• TASK TO COMPLETE: Copy all lines in which the word "this" can be found.

[Records]
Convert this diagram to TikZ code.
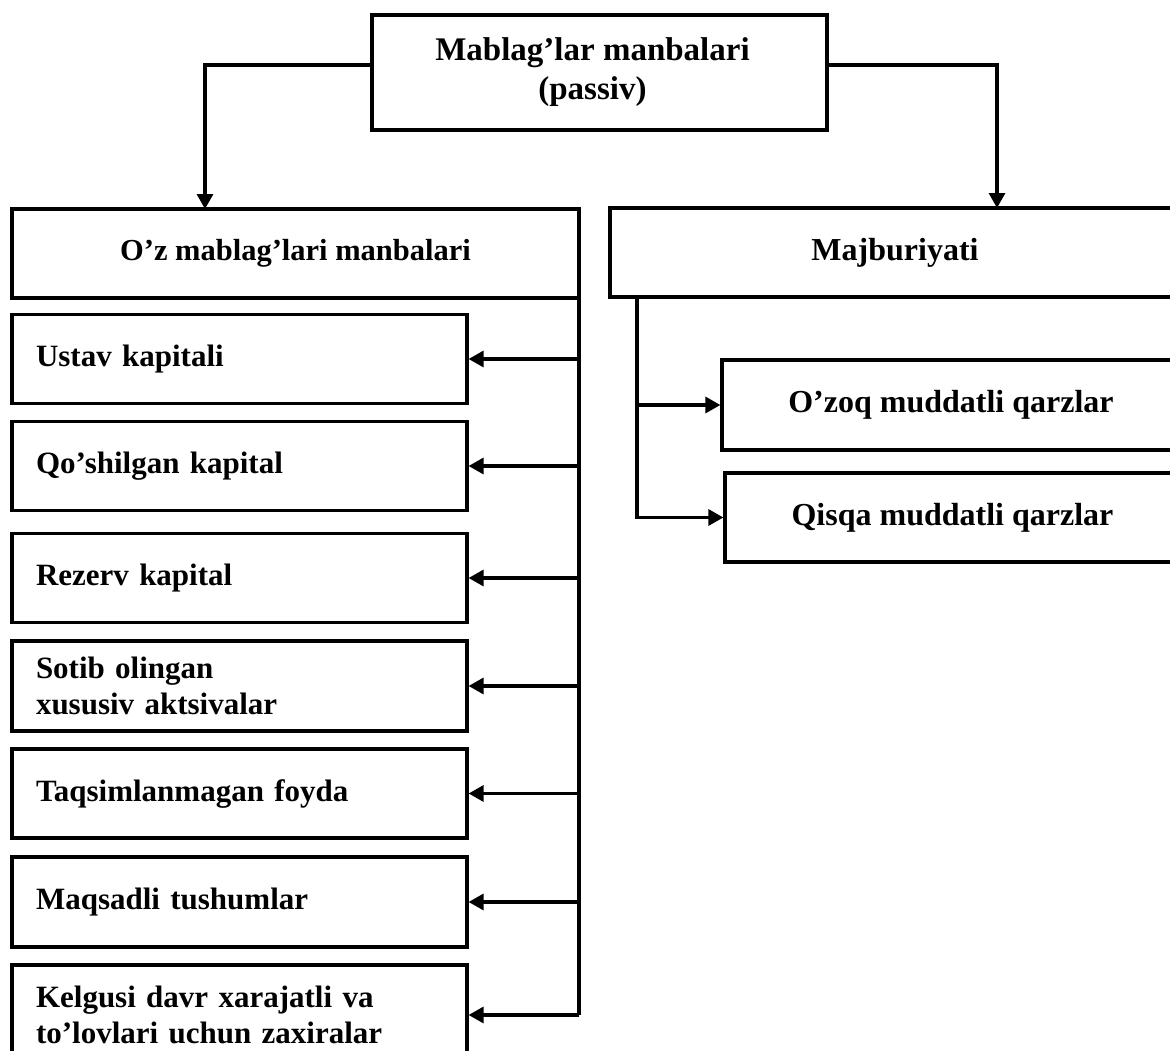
\documentclass[tikz,border=0pt]{standalone}
\usepackage{fontspec}
\setmainfont{Liberation Serif}
\usetikzlibrary{arrows.meta}
\begin{document}
\begin{tikzpicture}[x=1pt,y=-1pt,
  box/.style={draw=black,line width=3.2pt,rectangle,inner sep=0pt,font=\bfseries\fontsize{31}{37}\selectfont},
  hbox/.style={box,align=center,font=\bfseries\fontsize{33}{39}\selectfont},
  lbox/.style={box,minimum width=455pt,text width=407pt,align=left,inner xsep=24pt,minimum height=89pt},
  rbox/.style={box,align=center,font=\bfseries\fontsize{32}{38}\selectfont},
  link/.style={line width=3.2pt},
  arr/.style={line width=3.2pt,-{Triangle[length=15pt,width=16pt]}}]
\useasboundingbox (0,0) rectangle (1170,1050);
\clip (0,0) rectangle (1170,1050);
% top
\node[hbox,minimum width=455pt,minimum height=115pt] (top) at (599.5,72.5) {\hspace*{-14pt}Mablag'lar manbalari\\\hspace*{-14pt}(passiv)};
% second level
\node[box,minimum width=567pt,minimum height=89pt,font=\bfseries\fontsize{30.5}{37}\selectfont] (own) at (295.5,253.5) {O'z mablag'lari manbalari};
\node[box,minimum width=590pt,minimum height=89pt,font=\bfseries\fontsize{32}{38}\selectfont] (maj) at (905,252.5) {\hspace*{-20pt}Majburiyati};
\coordinate (la) at (205,209);
\coordinate (ra) at (997,208);
\draw[arr] ([yshift=7.5pt]top.west) -| (la);
\draw[arr] ([yshift=7.5pt]top.east) -| (ra);
% left items
\node[lbox] (u1) at (239.5,359) {Ustav kapitali};
\node[lbox] (u2) at (239.5,466) {Qo'shilgan kapital};
\node[lbox] (u3) at (239.5,578) {Rezerv kapital};
\node[lbox,minimum height=90pt,font=\bfseries\fontsize{31}{36}\selectfont] (u4) at (239.5,686) {Sotib olingan\\xususiv aktsivalar};
\node[lbox] (u5) at (239.5,793.5) {Taqsimlanmagan foyda};
\node[lbox,minimum height=90pt] (u6) at (239.5,902) {Maqsadli tushumlar};
\node[lbox,minimum height=100pt,font=\bfseries\fontsize{31}{36}\selectfont] (u7) at (239.5,1015) {Kelgusi davr xarajatli va\\to'lovlari uchun zaxiralar};
\coordinate (bus) at (579,298);
\draw[link] (bus) -- (bus |- u7.east);
\foreach \n in {u1,u2,u3,u4,u5,u6,u7}{
  \draw[arr] (bus |- \n.east) -- (\n.east);
}
% right items
\node[rbox,minimum width=458pt,minimum height=90pt] (oz) at (951,405) {O'zoq muddatli qarzlar};
\node[rbox,minimum width=455pt,minimum height=89pt] (qi) at (952.5,517.5) {Qisqa muddatli qarzlar};
\coordinate (mj) at (637,297);
\draw[link] (mj) -- (mj |- qi.west);
\draw[arr] (mj |- oz.west) -- (oz.west);
\draw[arr] ([xshift=-1.6pt]mj |- qi.west) -- (qi.west);
\end{tikzpicture}
\end{document}
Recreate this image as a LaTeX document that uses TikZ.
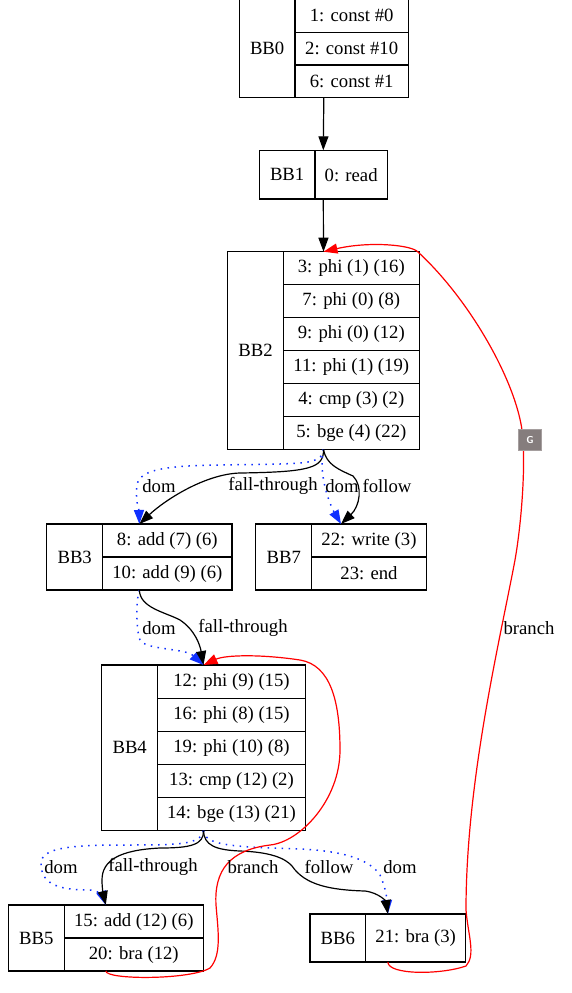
\documentclass[tikz,border=0pt]{standalone}
\usepackage{fontspec}
\setmainfont{Liberation Serif}
\usetikzlibrary{arrows.meta,fit,calc}
\definecolor{domblue}{RGB}{16,48,255}
\definecolor{brred}{RGB}{255,0,0}
\definecolor{gbox}{RGB}{133,125,125}
\definecolor{gborder}{RGB}{165,158,158}
\begin{document}
\begin{tikzpicture}[x=1pt,y=-1pt,
 font=\fontsize{18.7}{22}\selectfont,
 cell/.style={draw, line width=1.2pt, rectangle, inner sep=0pt, outer sep=0pt, anchor=north west},
 grp/.style={inner sep=0pt, outer sep=0pt, rectangle},
 edge/.style={line width=1.2pt, -{Triangle[length=14pt,width=10pt]}},
 domedge/.style={domblue, line width=1.5pt, dash pattern=on 1.5pt off 5.5pt, -{Triangle[length=14pt,width=10pt]}},
 bredge/.style={brred, line width=1.2pt, -{Triangle[length=14pt,width=10pt]}},
 lbl/.style={inner sep=0pt},
]
\useasboundingbox (0,0) rectangle (572,993);

% BB0
\node[cell, minimum width=55.7pt, minimum height=98.2pt] (bb0l) at (239.3,-0.5) {BB0};
\node[cell, minimum width=113.3pt, minimum height=32.73pt] (bb0a) at (295,-0.5) {1: const \#0};
\node[cell, minimum width=113.3pt, minimum height=32.73pt] (bb0b) at (295,32.23) {2: const \#10};
\node[cell, minimum width=113.3pt, minimum height=32.73pt] (bb0c) at (295,64.97) {6: const \#1};
\node[grp, fit=(bb0l)(bb0c)] (bb0) {};

% BB1
\node[cell, minimum width=55.7pt, minimum height=48.7pt] (bb1l) at (259.3,150.3) {BB1};
\node[cell, minimum width=72.3pt, minimum height=48.7pt] (bb1a) at (315,150.3) {0: read};
\node[grp, fit=(bb1l)(bb1a)] (bb1) {};

% BB2
\node[cell, minimum width=55.6pt, minimum height=197.6pt] (bb2l) at (227.7,251.7) {BB2};
\node[cell, minimum width=136pt, minimum height=32.93pt] (bb2a) at (283.3,251.7) {3: phi (1) (16)};
\node[cell, minimum width=136pt, minimum height=32.93pt] (bb2b) at (283.3,284.63) {7: phi (0) (8)};
\node[cell, minimum width=136pt, minimum height=32.93pt] (bb2c) at (283.3,317.57) {9: phi (0) (12)};
\node[cell, minimum width=136pt, minimum height=32.93pt] (bb2d) at (283.3,350.5) {11: phi (1) (19)};
\node[cell, minimum width=136pt, minimum height=32.93pt] (bb2e) at (283.3,383.43) {4: cmp (3) (2)};
\node[cell, minimum width=136pt, minimum height=32.93pt] (bb2f) at (283.3,416.37) {5: bge (4) (22)};
\node[grp, fit=(bb2l)(bb2f)] (bb2) {};

% BB3
\node[cell, minimum width=56pt, minimum height=66pt] (bb3l) at (46.7,524) {BB3};
\node[cell, minimum width=129.3pt, minimum height=33pt] (bb3a) at (102.7,524) {8: add (7) (6)};
\node[cell, minimum width=129.3pt, minimum height=33pt] (bb3b) at (102.7,557) {10: add (9) (6)};
\node[grp, fit=(bb3l)(bb3b)] (bb3) {};

% BB7
\node[cell, minimum width=56pt, minimum height=66pt] (bb7l) at (255.7,524) {BB7};
\node[cell, minimum width=114.6pt, minimum height=33pt] (bb7a) at (311.7,524) {22: write (3)};
\node[cell, minimum width=114.6pt, minimum height=33pt] (bb7b) at (311.7,557) {23: end};
\node[grp, fit=(bb7l)(bb7b)] (bb7) {};

% BB4
\node[cell, minimum width=56pt, minimum height=165.7pt] (bb4l) at (101.7,665) {BB4};
\node[cell, minimum width=147.6pt, minimum height=33.14pt] (bb4a) at (157.7,665) {12: phi (9) (15)};
\node[cell, minimum width=147.6pt, minimum height=33.14pt] (bb4b) at (157.7,698.14) {16: phi (8) (15)};
\node[cell, minimum width=147.6pt, minimum height=33.14pt] (bb4c) at (157.7,731.28) {19: phi (10) (8)};
\node[cell, minimum width=147.6pt, minimum height=33.14pt] (bb4d) at (157.7,764.42) {13: cmp (12) (2)};
\node[cell, minimum width=147.6pt, minimum height=33.14pt] (bb4e) at (157.7,797.56) {14: bge (13) (21)};
\node[grp, fit=(bb4l)(bb4e)] (bb4) {};

% BB5
\node[cell, minimum width=56pt, minimum height=66pt] (bb5l) at (8.3,905) {BB5};
\node[cell, minimum width=139pt, minimum height=33pt] (bb5a) at (64.3,905) {15: add (12) (6)};
\node[cell, minimum width=139pt, minimum height=33pt] (bb5b) at (64.3,938) {20: bra (12)};
\node[grp, fit=(bb5l)(bb5b)] (bb5) {};

% BB6
\node[cell, minimum width=55.7pt, minimum height=48pt] (bb6l) at (310,914) {BB6};
\node[cell, minimum width=100pt, minimum height=48pt] (bb6a) at (365.7,914) {21: bra (3)};
\node[grp, fit=(bb6l)(bb6a)] (bb6) {};

% straight edges
\draw[edge] (bb0.south) -- (bb1.north);
\draw[edge] (bb1.south) -- (bb2.north);

% BB2 -> BB3
\draw[domedge] (bb2.south) .. controls (322,462) and (310,463) .. (280,464)
  .. controls (200,466) and (140,462) .. (137,485)
  .. controls (135,500) and (139,510) .. (bb3.north);
\draw[edge] (bb2.south) .. controls (324,468) and (310,472) .. (240,473)
  .. controls (205,474) and (165,500) .. (bb3.north);
% BB2 -> BB7
\draw[domedge] (bb2.south) .. controls (318,475) and (330,505) .. (bb7.north);
\draw[edge] (bb2.south) .. controls (326,465) and (340,470) .. (353,476)
  .. controls (363,486) and (360,506) .. (bb7.north);
% BB3 -> BB4
\draw[domedge] (bb3.south) .. controls (136,600) and (136,630) .. (140,640)
  .. controls (145,650) and (185,648) .. (bb4.north);
\draw[edge] (bb3.south) .. controls (140,608) and (165,612) .. (180,620)
  .. controls (195,630) and (200,645) .. (bb4.north);
% BB4 -> BB5
\draw[domedge] (bb4.south) .. controls (200,845) and (180,845) .. (120,845)
  .. controls (60,845) and (40,850) .. (41,865)
  .. controls (42,885) and (60,890) .. (90,890)
  .. controls (98,890) and (103,897) .. (bb5.north);
\draw[edge] (bb4.south) .. controls (204,845) and (190,848) .. (160,848)
  .. controls (120,850) and (102,860) .. (102,880)
  .. controls (102,890) and (104,897) .. (bb5.north);
% BB4 -> BB6
\draw[domedge] (bb4.south) .. controls (205,845) and (230,847) .. (300,849)
  .. controls (345,851) and (370,860) .. (380,875)
  .. controls (386,888) and (387,900) .. (bb6.north);
\draw[edge] (bb4.south) .. controls (204,845) and (215,850) .. (240,851)
  .. controls (270,852) and (285,858) .. (292,866)
  .. controls (305,885) and (330,890) .. (365,891)
  .. controls (380,893) and (386,902) .. (bb6.north);

% red branch BB5 -> BB4
\draw[bredge] (bb5.south) .. controls (106,980) and (190,980) .. (210,968)
  .. controls (222,955) and (218,930) .. (216,905)
  .. controls (214,870) and (230,850) .. (270,845)
  .. controls (300,842) and (340,800) .. (340,750)
  .. controls (340,700) and (330,665) .. (300,660)
  .. controls (260,654) and (225,655) .. (bb4.north);
% red branch BB6 -> BB2
\draw[bredge] (bb6.south) .. controls (388,975) and (440,975) .. (466,966)
  .. controls (476,955) and (468,935) .. (466,910)
  .. controls (466,780) and (500,640) .. (515,560)
  .. controls (522,520) and (526,460) .. (522,430)
  .. controls (515,380) and (470,300) .. (418,252)
  .. controls (412,245) and (370,241) .. (bb2.north);

% labels
\node[lbl] (l1) at (159,486) {dom};
\node[lbl] (l2) at (273,486) {fall-through};
\node[lbl] (l3) at (342,486) {dom};
\node[lbl] (l4) at (387,486) {follow};
\node[lbl] (l5) at (159,628) {dom};
\node[lbl] (l6) at (243,628) {fall-through};
\node[lbl] (l7) at (61,867) {dom};
\node[lbl] (l8) at (153,867) {fall-through};
\node[lbl] (l9) at (253,867) {branch};
\node[lbl] (l10) at (329,867) {follow};
\node[lbl] (l11) at (400,867) {dom};
\node[lbl] (l12) at (529,628) {branch};

% G badge
\node[draw=gborder, fill=gbox, line width=0.8pt, minimum width=23pt, minimum height=21pt, inner sep=0pt, text=white, font=\sffamily\bfseries\fontsize{10}{12}\selectfont] (gbadge) at (530,440) {G};
\end{tikzpicture}
\end{document}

• PROBLEM SOLUTION:
Convert this diagram to TikZ code.
Recreate this image as a LaTeX document that uses TikZ.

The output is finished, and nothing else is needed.